WHAT YOU SHOULD DO >> Review the material line by line. Identify and copy every line that contains the string "chart".

--------

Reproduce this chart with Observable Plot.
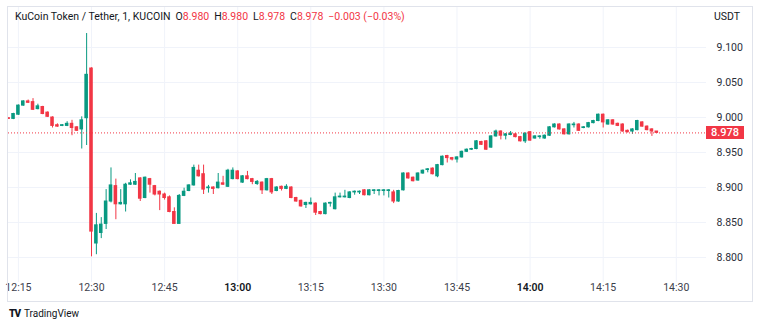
<!DOCTYPE html>
<html><head><meta charset="utf-8">
<script src="https://cdn.jsdelivr.net/npm/d3@7"></script>
<script src="https://cdn.jsdelivr.net/npm/@observablehq/plot@0.6"></script>
<style>
body{margin:0;background:#fff;font-family:Roboto,"Noto Sans",sans-serif;}
#wrap{position:relative;width:760px;height:330px;overflow:hidden;}
#frame{position:absolute;left:7px;top:6px;width:744px;height:294px;border:1px solid #e0e3eb;pointer-events:none;}
#head{position:absolute;left:15px;top:10px;font-size:10.5px;line-height:14px;color:#131722;white-space:pre;}
#head span.g{margin-right:5px;}
#head .v{color:#F23645;}
#unit{position:absolute;left:714px;top:10px;font-size:10.5px;line-height:14px;color:#131722;}
#tag{position:absolute;left:706px;width:38px;height:13px;background:#F23645;color:#fff;font-size:11px;line-height:13px;text-align:center;font-weight:500;}
#foot{position:absolute;left:9px;top:307px;font-size:10px;line-height:14px;color:#131722;white-space:pre;}
#foot b{font-weight:900;letter-spacing:-1px;margin-right:4px;font-size:10px;}
</style></head>
<body>
<div id="wrap">
<div id="chart"></div>
<div id="frame"></div>
<div id="head"></div>
<div id="unit"></div>
<div id="tag"></div>
<div id="foot"><b>TV</b>TradingView</div>
</div>
<script>
// ---- data ----
const title = "KuCoin Token / Tether, 1, KUCOIN";
const currency = "USDT";
const firstMinute = "12:13";
const opens = [8.999,8.998,9.004,9.017,9.023,9.022,9.012,9.015,9.007,9.000,8.989,8.988,8.988,8.991,8.986,8.983,8.999,
 9.070,8.820,8.835,8.848,8.880,8.902,8.876,8.876,8.904,8.904,8.913,8.885,8.912,8.902,8.894,8.890,8.886,8.865,8.848,8.888,
 8.895,8.903,8.924,8.919,8.899,8.900,8.899,8.906,8.901,8.912,8.923,8.907,8.916,8.912,8.905,8.907,8.896,8.912,8.895,8.901,
 8.898,8.900,8.885,8.881,8.875,8.876,8.877,8.865,8.862,8.877,8.869,8.886,8.886,8.885,8.893,8.893,8.896,8.889,8.895,8.895,
 8.895,8.895,8.893,8.880,8.896,8.920,8.914,8.910,8.920,8.925,8.927,8.916,8.932,8.945,8.942,8.940,8.943,8.951,8.954,8.955,
 8.965,8.966,8.957,8.973,8.980,8.974,8.975,8.976,8.972,8.966,8.979,8.970,8.972,8.970,8.974,8.986,8.990,8.983,8.976,8.989,
 8.990,8.985,8.986,8.992,8.995,9.004,8.990,8.996,8.991,8.990,8.981,8.980,8.982,8.993,8.987,8.983,8.980];
const highs = [8.999,9.006,9.018,9.024,9.025,9.027,9.019,9.016,9.008,9.001,8.991,8.990,8.994,8.996,8.987,9.001,9.120,
 9.071,8.863,8.857,8.897,8.928,8.912,8.897,8.906,8.911,8.920,8.914,8.915,8.913,8.903,8.895,8.892,8.888,8.871,8.890,8.899,
 8.904,8.932,8.932,8.932,8.903,8.901,8.920,8.916,8.926,8.928,8.924,8.917,8.923,8.913,8.910,8.908,8.913,8.913,8.901,8.902,
 8.904,8.901,8.886,8.882,8.879,8.885,8.878,8.866,8.878,8.879,8.892,8.892,8.896,8.894,8.895,8.895,8.897,8.897,8.897,8.897,
 8.897,8.897,8.896,8.896,8.921,8.921,8.915,8.921,8.925,8.927,8.928,8.933,8.945,8.946,8.943,8.944,8.952,8.955,8.956,8.967,
 8.966,8.967,8.974,8.982,8.981,8.977,8.980,8.977,8.973,8.978,8.980,8.974,8.974,8.975,8.987,8.991,8.991,8.984,8.991,8.993,
 8.991,8.987,8.993,8.996,9.005,9.005,8.997,8.997,8.992,8.991,8.982,8.984,8.996,8.994,8.988,8.984,8.980];
const lows = [8.998,8.997,9.003,9.016,9.020,9.010,9.011,9.004,9.000,8.985,8.986,8.987,8.987,8.974,8.980,8.955,8.960,
 8.801,8.804,8.827,8.840,8.878,8.854,8.875,8.865,8.903,8.903,8.880,8.884,8.892,8.888,8.867,8.882,8.864,8.848,8.848,8.887,
 8.894,8.902,8.915,8.890,8.892,8.890,8.898,8.903,8.900,8.911,8.911,8.906,8.911,8.904,8.903,8.890,8.895,8.890,8.894,8.895,
 8.897,8.884,8.879,8.872,8.870,8.875,8.860,8.861,8.861,8.872,8.868,8.885,8.885,8.884,8.889,8.890,8.888,8.888,8.890,8.888,
 8.888,8.885,8.877,8.879,8.895,8.912,8.908,8.909,8.919,8.921,8.918,8.914,8.931,8.935,8.938,8.935,8.942,8.950,8.953,8.954,
 8.960,8.953,8.956,8.972,8.968,8.968,8.974,8.971,8.965,8.963,8.966,8.969,8.969,8.969,8.973,8.985,8.982,8.975,8.975,8.985,
 8.980,8.984,8.985,8.991,8.994,8.985,8.989,8.989,8.987,8.979,8.978,8.976,8.981,8.986,8.981,8.973,8.978];
const closes = [8.998,9.005,9.017,9.023,9.021,9.011,9.016,9.005,9.001,8.988,8.987,8.989,8.991,8.985,8.981,8.996,9.061,
 8.837,8.846,8.847,8.880,8.903,8.876,8.878,8.904,8.906,8.908,8.884,8.914,8.904,8.890,8.890,8.885,8.865,8.848,8.888,8.894,
 8.903,8.928,8.916,8.897,8.900,8.898,8.907,8.904,8.924,8.924,8.912,8.916,8.912,8.908,8.908,8.896,8.912,8.893,8.900,8.898,
 8.901,8.885,8.880,8.873,8.878,8.878,8.864,8.862,8.877,8.878,8.886,8.887,8.887,8.893,8.894,8.894,8.889,8.896,8.896,8.896,
 8.896,8.896,8.880,8.895,8.920,8.913,8.909,8.920,8.924,8.926,8.919,8.932,8.944,8.942,8.940,8.943,8.951,8.954,8.955,8.966,
 8.961,8.954,8.973,8.980,8.974,8.976,8.977,8.972,8.966,8.977,8.967,8.973,8.973,8.974,8.986,8.990,8.983,8.976,8.990,8.990,
 8.981,8.986,8.992,8.995,9.004,8.993,8.996,8.990,8.988,8.980,8.979,8.983,8.995,8.987,8.982,8.980,8.978];
const lastPrice = 8.978;
const changeText = "\u22120.003 (\u22120.03%)";
const priceTicks = [8.800, 8.850, 8.900, 8.950, 9.000, 9.050, 9.100];
const timeTicks = ["12:15","12:30","12:45","13:00","13:15","13:30","13:45","14:00","14:15","14:30"];
const hourTicks = ["13:00","14:00"];

// ---- build ----
const parse = d3.utcParse("%H:%M");
const parseS = d3.utcParse("%H:%M:%S");
const t0 = parse(firstMinute);
const candles = opens.map((o, i) => ({
  t: d3.utcMinute.offset(t0, i), open: o, high: highs[i], low: lows[i], close: closes[i]
}));
const UP = "#089981", DOWN = "#F23645";
const col = d => d.close >= d.open ? UP : DOWN;
const half = 22000; // half body width in ms
const tickDates = timeTicks.map(parse);
const fmtP = d3.format(".3f");

const plot = Plot.plot({
  width: 760, height: 330,
  marginLeft: 8, marginRight: 54, marginTop: 6, marginBottom: 48,
  style: {fontFamily: "Roboto, 'Noto Sans', sans-serif", fontSize: "11px", background: "#fff"},
  x: {type: "utc", domain: [parseS("12:12:58"), parseS("14:36:12")], axis: null},
  y: {domain: [8.7643, 9.1586], axis: null},
  marks: [
    Plot.ruleY(priceTicks, {y: d => d, stroke: "#f0f3fa", strokeWidth: 1}),
    Plot.ruleX(tickDates, {x: d => d, stroke: "#f0f3fa", strokeWidth: 1}),
    Plot.ruleX(candles, {x: "t", y1: "low", y2: "high", stroke: col, strokeWidth: 1, clip: true}),
    Plot.rect(candles, {x1: d => new Date(+d.t - half), x2: d => new Date(+d.t + half),
      y1: "open", y2: "close", fill: col, insetTop: -0.5, insetBottom: -0.5, clip: true}),
    Plot.ruleY([lastPrice], {y: d => d, stroke: "#F23645", strokeWidth: 1, strokeDasharray: "1,2"}),
    Plot.text(priceTicks, {y: d => d, text: d => fmtP(d), frameAnchor: "right", dx: 10, textAnchor: "start", fill: "#2a2e39", fontSize: 10.5}),
    Plot.text(timeTicks.filter(t => !hourTicks.includes(t)), {x: d => parse(d), text: d => d, frameAnchor: "bottom", dy: 8, fill: "#3c404b", fontSize: 10.5}),
    Plot.text(hourTicks, {x: d => parse(d), text: d => d, frameAnchor: "bottom", dy: 8, fill: "#131722", fontSize: 10.5, fontWeight: 600})
  ]
});
document.getElementById("chart").appendChild(plot);

// header
const last = candles[candles.length - 1];
const head = document.getElementById("head");
head.innerHTML =
  `<span class="g">${title}</span>` +
  `<span class="g">O<span class="v">${fmtP(last.open)}</span></span>` +
  `<span class="g">H<span class="v">${fmtP(last.high)}</span></span>` +
  `<span class="g">L<span class="v">${fmtP(last.low)}</span></span>` +
  `<span class="g">C<span class="v">${fmtP(last.close)}</span></span>` +
  `<span class="v">${changeText}</span>`;
document.getElementById("unit").textContent = currency;
const tag = document.getElementById("tag");
tag.textContent = fmtP(lastPrice);
tag.style.top = (plot.scale("y").apply(lastPrice) - 6.5) + "px";
</script>
</body></html>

--------

TASK OUTPUT >>
Reproduce this chart with Observable Plot.
<div id="chart"></div>
document.getElementById("chart").appendChild(plot);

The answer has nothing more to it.